▸ **INFORMATION PROVIDED**:
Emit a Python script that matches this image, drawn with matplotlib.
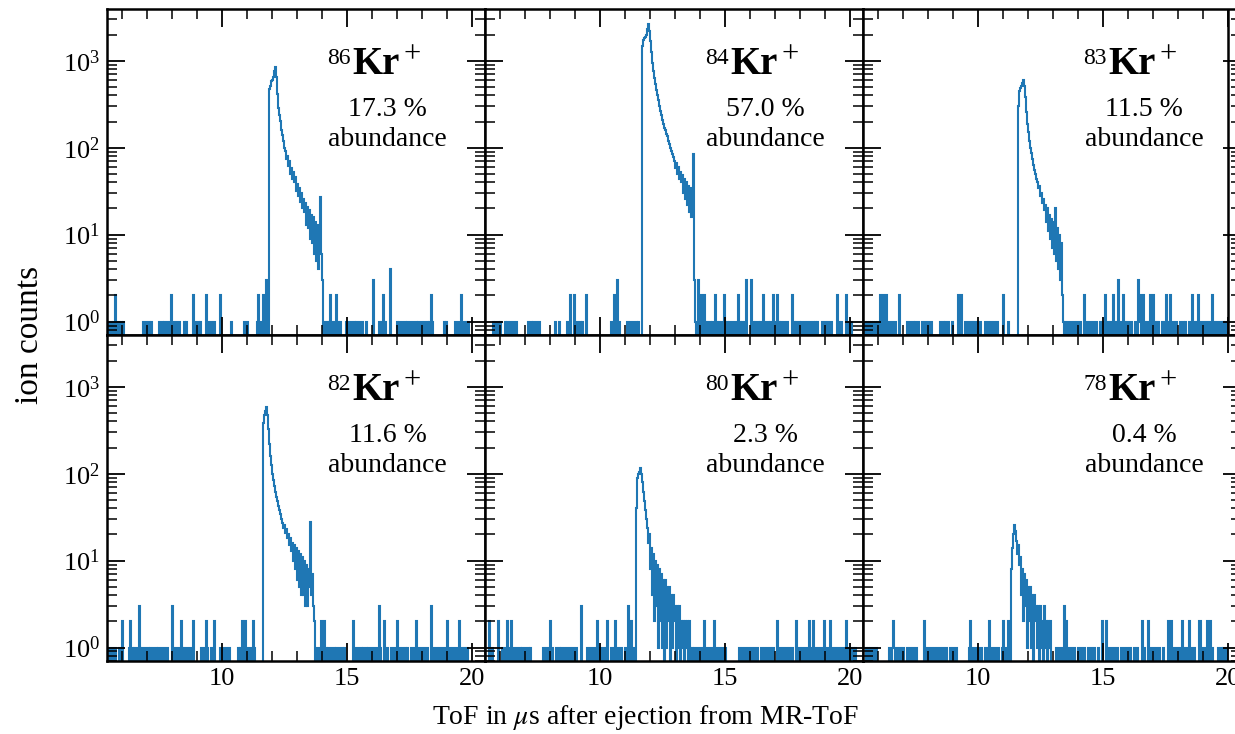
import numpy as np
import matplotlib
matplotlib.use('Agg')
import matplotlib.pyplot as plt
from matplotlib.ticker import MultipleLocator, LogLocator, NullFormatter

plt.rcParams['font.family'] = 'Liberation Serif'
plt.rcParams['mathtext.fontset'] = 'stix'

# histogram grid (ToF in microseconds)
bin_width = 0.04
tof_min, tof_max = 5.40, 20.60

isotopes = ['86', '84', '83', '82', '80', '78']
abundances = ['17.3 %', '57.0 %', '11.5 %', '11.6 %', '2.3 %', '0.4 %']

# first bin of each main peak
peak_start = [11.89, 11.69, 11.61, 11.65, 11.45, 11.33]

peak_86 = [480, 520, 580, 610, 660, 760, 840, 650, 420, 290, 240, 205, 160, 140,
           120, 100, 92, 74, 80, 62, 70, 50, 58, 44, 52, 40, 46, 32, 38, 28, 34,
           24, 30, 20, 26, 18, 23, 13, 21, 12, 19, 9, 17, 8, 16, 6, 14, 5, 13, 4,
           12, 27, 6, 3]
peak_84 = [1500, 1750, 1820, 1880, 2000, 2300, 2650, 2200, 1700, 1250, 950, 760,
           640, 540, 460, 400, 350, 300, 265, 240, 210, 190, 170, 160, 145, 135,
           120, 110, 100, 92, 85, 78, 70, 58, 66, 50, 60, 44, 52, 40, 48, 30, 44,
           26, 40, 22, 36, 18, 34, 16, 30, 85, 3]
peak_83 = [300, 450, 490, 520, 560, 600, 520, 380, 260, 190, 150, 120, 100, 86,
           74, 64, 56, 50, 44, 40, 34, 36, 28, 30, 23, 26, 19, 22, 14, 20, 11, 17,
           9, 15, 7, 14, 6, 20, 5, 12, 4, 10, 3, 8, 2]
peak_82 = [380, 480, 530, 590, 470, 330, 220, 160, 125, 100, 84, 72, 62, 54, 48,
           42, 38, 34, 30, 27, 24, 26, 21, 23, 18, 20, 15, 18, 13, 16, 10, 15, 8,
           14, 6, 13, 5, 12, 4, 11, 4, 10, 3, 9, 3, 8, 5, 28, 4, 7, 3, 2]
peak_80 = [40, 90, 100, 105, 115, 98, 80, 62, 48, 38, 30, 24, 16, 20, 8, 14, 4,
           12, 2, 10, 3, 9, 1, 8, 2, 7, 1, 6, 0, 6, 1, 5, 2, 5, 0, 4, 1, 4, 2, 3,
           0, 3, 1, 3, 0, 2, 1, 2, 0, 2, 1, 2, 0, 2, 1, 0, 1]
peak_78 = [8, 14, 20, 26, 22, 17, 12, 15, 9, 11, 4, 8, 2, 7, 3, 6, 1, 5, 2, 5, 1,
           4, 0, 4, 2, 3, 1, 3, 0, 3, 1, 2, 0, 3, 1, 2, 0, 2, 1, 2]

# background events (bins holding 1, 2, 3 or 4 counts)
ones_86 = [5.46, 5.58, 5.66, 5.78, 5.90, 5.98, 6.06, 6.86, 6.98, 7.10, 7.18, 7.50,
           7.62, 7.70, 7.82, 7.94, 8.06, 8.18, 8.30, 8.50, 8.58, 8.94, 9.06, 9.14,
           9.46, 9.58, 9.70, 10.38, 10.90, 11.02, 11.42, 11.54, 11.70, 14.10,
           14.22, 14.30, 14.42, 14.50, 14.66, 14.74, 14.98, 15.06, 15.18, 15.30,
           15.38, 15.50, 15.62, 15.78, 16.30, 16.38, 16.54, 17.02, 17.10, 17.22,
           17.34, 17.42, 17.54, 17.66, 17.78, 17.86, 17.98, 18.10, 18.22, 18.30,
           18.42, 18.90, 18.98, 19.34, 19.46, 19.66, 19.78, 19.86]
twos_86 = [5.72, 7.98, 8.84, 9.36, 9.94, 11.44, 11.66, 14.34, 14.58, 16.46, 18.38,
           19.58]
threes_86 = [11.78, 16.04]
fours_86 = [16.74]

ones_84 = [5.74, 5.82, 5.94, 6.02, 6.22, 6.30, 6.42, 6.54, 6.66, 7.14, 7.26, 7.34,
           7.46, 7.58, 8.22, 8.38, 8.70, 9.10, 9.22, 9.30, 10.46, 10.62, 10.78,
           11.10, 11.22, 11.34, 11.46, 11.54, 13.82, 13.98, 14.10, 14.22, 14.30,
           14.42, 14.50, 14.70, 14.78, 14.86, 15.02, 15.10, 15.18, 15.30, 15.42,
           15.62, 15.70, 15.78, 16.14, 16.22, 16.34, 16.42, 16.62, 16.74, 16.82,
           17.02, 17.18, 17.26, 17.38, 17.50, 17.78, 17.86, 17.98, 18.06, 18.18,
           18.30, 18.42, 18.54, 18.62, 18.70, 18.90, 19.02, 19.14, 19.26, 19.58,
           19.66, 19.94, 20.06]
twos_84 = [8.83, 8.97, 9.47, 10.57, 14.04, 14.17, 14.61, 14.97, 15.52, 16.53,
           16.93, 17.08, 17.69, 19.49, 19.84]
threes_84 = [10.69, 13.93, 15.87, 16.07]

ones_83 = [5.50, 5.58, 5.66, 5.74, 5.82, 5.90, 5.98, 6.46, 6.58, 6.70, 6.86, 7.18,
           7.30, 7.42, 7.50, 7.62, 7.78, 7.90, 8.02, 8.14, 8.50, 8.62, 8.70, 8.82,
           8.98, 9.50, 9.62, 9.74, 9.86, 9.98, 10.10, 10.30, 10.42, 10.54, 10.66,
           10.78, 11.22, 13.42, 13.50, 13.62, 13.74, 13.86, 13.98, 14.10, 14.38,
           14.50, 14.62, 14.74, 14.90, 15.02, 15.22, 15.30, 15.50, 15.70, 15.90,
           16.02, 16.14, 16.30, 16.46, 16.70, 16.82, 16.98, 17.10, 17.22, 17.38,
           17.50, 17.62, 17.82, 17.94, 18.10, 18.22, 18.30, 18.46, 18.62, 18.74,
           18.90, 19.02, 19.14, 19.26, 19.46, 19.58, 19.70, 19.82, 19.90]
twos_83 = [6.10, 6.22, 6.33, 6.85, 9.23, 9.35, 11.00, 14.27, 15.08, 15.43, 15.80,
           16.49, 16.61, 16.88, 17.02, 17.53, 17.69, 18.56, 18.81, 19.36]
threes_83 = [15.63, 16.42]

ones_82 = [5.42, 5.50, 5.62, 5.74, 5.90, 6.30, 6.42, 6.50, 6.62, 6.74, 6.82, 6.94,
           7.06, 7.14, 7.26, 7.38, 7.46, 7.58, 7.70, 7.82, 8.06, 8.18, 8.30, 8.42,
           8.50, 8.62, 8.74, 9.18, 9.30, 9.42, 9.58, 9.94, 10.06, 10.18, 10.30,
           10.66, 10.74, 10.90, 11.02, 11.14, 11.30, 13.78, 13.90, 14.02, 14.18,
           14.26, 14.38, 14.50, 14.58, 14.70, 14.82, 14.90, 15.34, 15.46, 15.58,
           15.66, 15.78, 15.86, 15.98, 16.10, 16.22, 16.34, 16.50, 16.62, 16.78,
           16.90, 17.10, 17.22, 17.34, 17.42, 17.58, 17.70, 17.86, 17.98, 18.10,
           18.22, 18.46, 18.58, 18.70, 18.82, 18.94, 19.14, 19.26, 19.38, 19.58,
           19.70, 19.82]
twos_82 = [6.00, 6.35, 8.37, 8.84, 9.36, 9.71, 10.81, 10.92, 11.27, 13.96, 14.11,
           15.24, 16.48, 17.00, 17.78, 19.03, 19.49]
threes_82 = [6.69, 8.03, 16.31, 18.36]

ones_80 = [5.58, 5.70, 6.10, 6.22, 6.30, 6.42, 6.58, 6.70, 6.82, 6.90, 7.02, 7.14,
           7.22, 7.74, 7.86, 7.98, 8.10, 8.26, 8.38, 8.46, 8.58, 8.70, 8.82, 8.94,
           9.06, 9.50, 9.62, 9.74, 9.86, 10.02, 10.14, 10.26, 10.46, 10.58, 10.74,
           10.86, 11.02, 11.18, 11.34, 13.78, 13.90, 14.02, 14.14, 14.26, 14.38,
           14.50, 14.66, 14.78, 14.90, 15.02, 15.58, 15.70, 15.82, 15.94, 16.06,
           16.18, 16.30, 16.46, 16.58, 16.70, 16.82, 16.94, 17.10, 17.22, 17.34,
           17.46, 17.58, 17.70, 17.98, 18.10, 18.22, 18.34, 18.46, 18.62, 18.74,
           18.86, 19.02, 19.14, 19.30, 19.42, 19.54, 19.66, 19.78, 19.90, 20.02,
           20.14, 20.22]
twos_80 = [5.59, 5.93, 6.31, 6.45, 8.02, 9.88, 10.28, 10.63, 11.26, 14.19, 14.56,
           17.08, 17.86, 18.39, 18.53, 18.97, 19.20, 19.84]
threes_80 = [9.24, 11.15]

ones_78 = [5.54, 5.62, 5.70, 5.82, 5.94, 6.46, 6.58, 6.66, 6.78, 6.90, 7.02, 7.18,
           7.30, 7.42, 7.54, 7.90, 8.02, 8.14, 8.26, 8.38, 8.50, 8.62, 8.74, 8.90,
           9.02, 9.14, 9.66, 9.78, 9.90, 10.02, 10.14, 10.30, 10.42, 10.58, 10.70,
           10.82, 10.98, 11.10, 11.26, 13.14, 13.26, 13.38, 13.62, 13.74, 13.86,
           14.02, 14.14, 14.26, 14.42, 14.54, 14.66, 14.82, 15.22, 15.34, 15.46,
           15.58, 15.74, 15.86, 15.98, 16.10, 16.26, 16.38, 16.66, 16.90, 17.02,
           17.14, 17.26, 17.42, 17.86, 17.98, 18.10, 18.26, 18.38, 18.54, 18.66,
           18.98, 19.10, 19.22, 19.38, 19.62, 19.74, 19.82, 19.94]
twos_78 = [6.60, 7.84, 9.69, 10.45, 11.03, 11.23, 13.54, 14.99, 15.13, 16.58,
           16.81, 17.60, 17.74, 18.16, 18.47, 18.84, 18.89, 19.19, 19.29]
threes_78 = [13.46]

peaks = [peak_86, peak_84, peak_83, peak_82, peak_80, peak_78]
ones = [ones_86, ones_84, ones_83, ones_82, ones_80, ones_78]
twos = [twos_86, twos_84, twos_83, twos_82, twos_80, twos_78]
threes = [threes_86, threes_84, threes_83, threes_82, threes_80, threes_78]
fours = [fours_86, [], [], [], [], []]

edges = np.arange(tof_min, tof_max + 1e-9, bin_width)


def to_bin(x):
    return np.floor((np.asarray(x, dtype=float) - tof_min) / bin_width + 1e-6).astype(int)


def build_counts(i):
    counts = np.zeros(len(edges) - 1)
    counts[to_bin(ones[i])] = 1
    counts[to_bin(twos[i])] = 2
    counts[to_bin(threes[i])] = 3
    counts[to_bin(fours[i])] = 4
    start = to_bin(peak_start[i])
    counts[start:start + len(peaks[i])] = peaks[i]
    return counts


fig, axes = plt.subplots(2, 3, sharex=True, sharey=True, figsize=(12.35, 7.34), dpi=100)
fig.subplots_adjust(left=0.0866, right=1.0049, bottom=0.0995, top=0.9877,
                    wspace=0, hspace=0)

for i, ax in enumerate(axes.flat):
    ax.stairs(build_counts(i), edges, color='#1f77b4', lw=1.5)
    ax.set_yscale('log')
    ax.set_ylim(0.7, 3950)
    ax.set_xlim(5.41, 20.53)

    ax.xaxis.set_major_locator(MultipleLocator(5))
    ax.xaxis.set_minor_locator(MultipleLocator(1))
    ax.yaxis.set_major_locator(LogLocator(base=10, numticks=10))
    ax.yaxis.set_minor_locator(LogLocator(base=10, subs=np.arange(2, 10), numticks=20))
    ax.yaxis.set_minor_formatter(NullFormatter())
    ax.tick_params(which='both', direction='in', top=True, right=True, labelsize=19)
    ax.tick_params(which='major', length=13, width=1.3, pad=5)
    ax.tick_params(which='minor', length=7, width=1.1)
    for sp in ax.spines.values():
        sp.set_linewidth(1.8)

    kr = ax.text(0.648, 0.80, 'Kr', transform=ax.transAxes, fontsize=28,
                 fontweight='bold', ha='left', va='baseline')
    ax.annotate(isotopes[i], xy=(0, 1), xycoords=kr, xytext=(-1, -1),
                textcoords='offset points', ha='right', va='top', fontsize=17)
    ax.annotate('+', xy=(1, 1), xycoords=kr, xytext=(3, 4),
                textcoords='offset points', ha='left', va='top', fontsize=22)
    ax.text(0.743, 0.693, abundances[i], transform=ax.transAxes, fontsize=20,
            ha='center', va='center')
    ax.text(0.743, 0.601, 'abundance', transform=ax.transAxes, fontsize=20,
            ha='center', va='center')

axes[0, 2].axvline(20, color='k', lw=1.8)

fig.text(0.523, 0.022, r'ToF in $\mu$s after ejection from MR-ToF',
         ha='center', va='center', fontsize=20)
fig.text(0.024, 0.544, 'ion counts', rotation=90, ha='center', va='center',
         fontsize=24)

fig.savefig('out.png', dpi=100)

▸ **GIVEN INSTRUCTION**: Restate each line from the start of the listing through the line bearing "peak_start = [11.89, 11.69, 11.61, 11.65, 11.45, 11.33]" word for word. Drop the pictures.

▸ **SOLUTION TO THIS EXERCISE**:
Emit a Python script that matches this image, drawn with matplotlib.
import numpy as np
import matplotlib
matplotlib.use('Agg')
import matplotlib.pyplot as plt
from matplotlib.ticker import MultipleLocator, LogLocator, NullFormatter

plt.rcParams['font.family'] = 'Liberation Serif'
plt.rcParams['mathtext.fontset'] = 'stix'

# histogram grid (ToF in microseconds)
bin_width = 0.04
tof_min, tof_max = 5.40, 20.60

isotopes = ['86', '84', '83', '82', '80', '78']
abundances = ['17.3 %', '57.0 %', '11.5 %', '11.6 %', '2.3 %', '0.4 %']

# first bin of each main peak
peak_start = [11.89, 11.69, 11.61, 11.65, 11.45, 11.33]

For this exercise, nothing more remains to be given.